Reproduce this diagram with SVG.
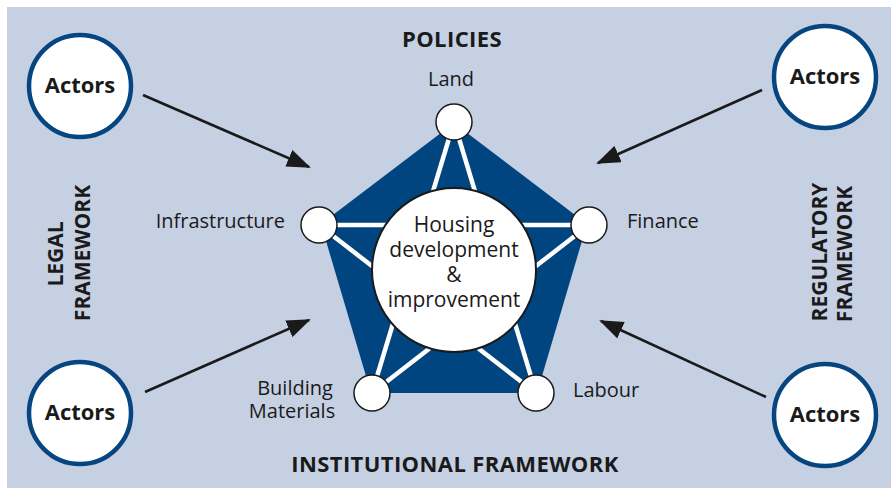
--
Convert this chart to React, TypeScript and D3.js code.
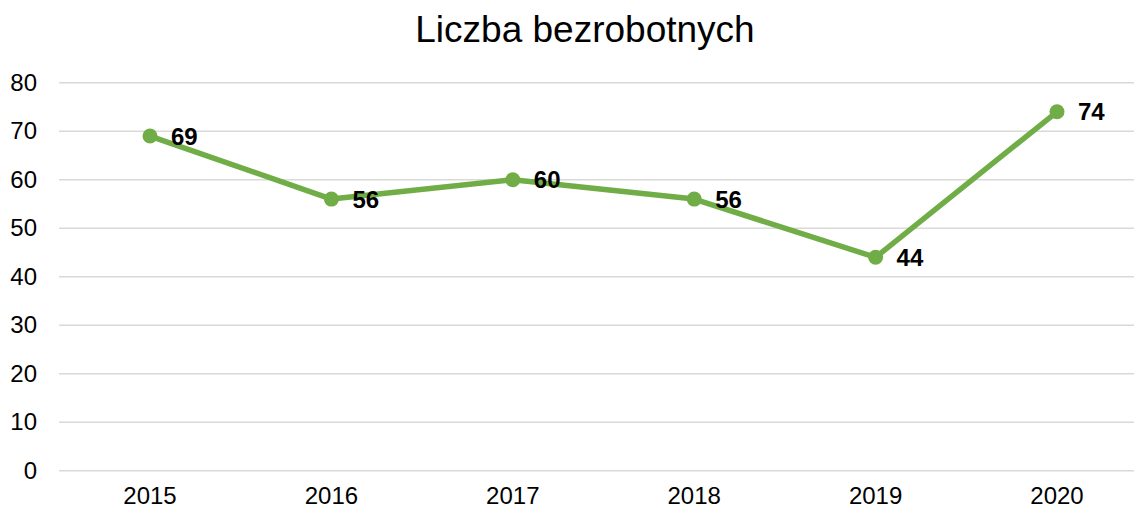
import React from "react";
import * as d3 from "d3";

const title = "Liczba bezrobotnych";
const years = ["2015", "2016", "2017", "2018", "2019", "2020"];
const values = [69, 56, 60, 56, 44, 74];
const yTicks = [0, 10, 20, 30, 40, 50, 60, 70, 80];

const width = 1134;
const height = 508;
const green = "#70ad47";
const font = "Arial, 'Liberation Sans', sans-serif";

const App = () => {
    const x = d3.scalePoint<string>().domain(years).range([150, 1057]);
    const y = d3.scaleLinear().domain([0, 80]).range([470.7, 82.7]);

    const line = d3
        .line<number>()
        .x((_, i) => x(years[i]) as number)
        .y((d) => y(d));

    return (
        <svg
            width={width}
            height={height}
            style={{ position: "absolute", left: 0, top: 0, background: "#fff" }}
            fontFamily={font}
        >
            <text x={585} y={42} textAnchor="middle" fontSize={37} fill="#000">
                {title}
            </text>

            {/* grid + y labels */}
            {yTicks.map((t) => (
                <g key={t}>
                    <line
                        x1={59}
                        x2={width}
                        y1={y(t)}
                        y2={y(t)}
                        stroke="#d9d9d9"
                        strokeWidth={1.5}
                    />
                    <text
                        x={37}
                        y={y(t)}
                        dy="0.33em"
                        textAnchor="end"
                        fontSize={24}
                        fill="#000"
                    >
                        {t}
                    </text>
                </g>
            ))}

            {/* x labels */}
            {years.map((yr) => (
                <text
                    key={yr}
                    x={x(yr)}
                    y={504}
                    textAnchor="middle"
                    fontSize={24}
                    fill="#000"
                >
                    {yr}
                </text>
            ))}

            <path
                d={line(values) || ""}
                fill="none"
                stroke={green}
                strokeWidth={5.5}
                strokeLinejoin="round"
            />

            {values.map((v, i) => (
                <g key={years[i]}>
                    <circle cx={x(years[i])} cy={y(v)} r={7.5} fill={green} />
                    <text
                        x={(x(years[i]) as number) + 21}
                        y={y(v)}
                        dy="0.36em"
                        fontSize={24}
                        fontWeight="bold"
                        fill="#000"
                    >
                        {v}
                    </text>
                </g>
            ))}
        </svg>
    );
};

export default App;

» **Short task**: Working from the entries above, return all lines that contain "React".

» **Finished answer**:
Convert this chart to React, TypeScript and D3.js code.
import React from "react";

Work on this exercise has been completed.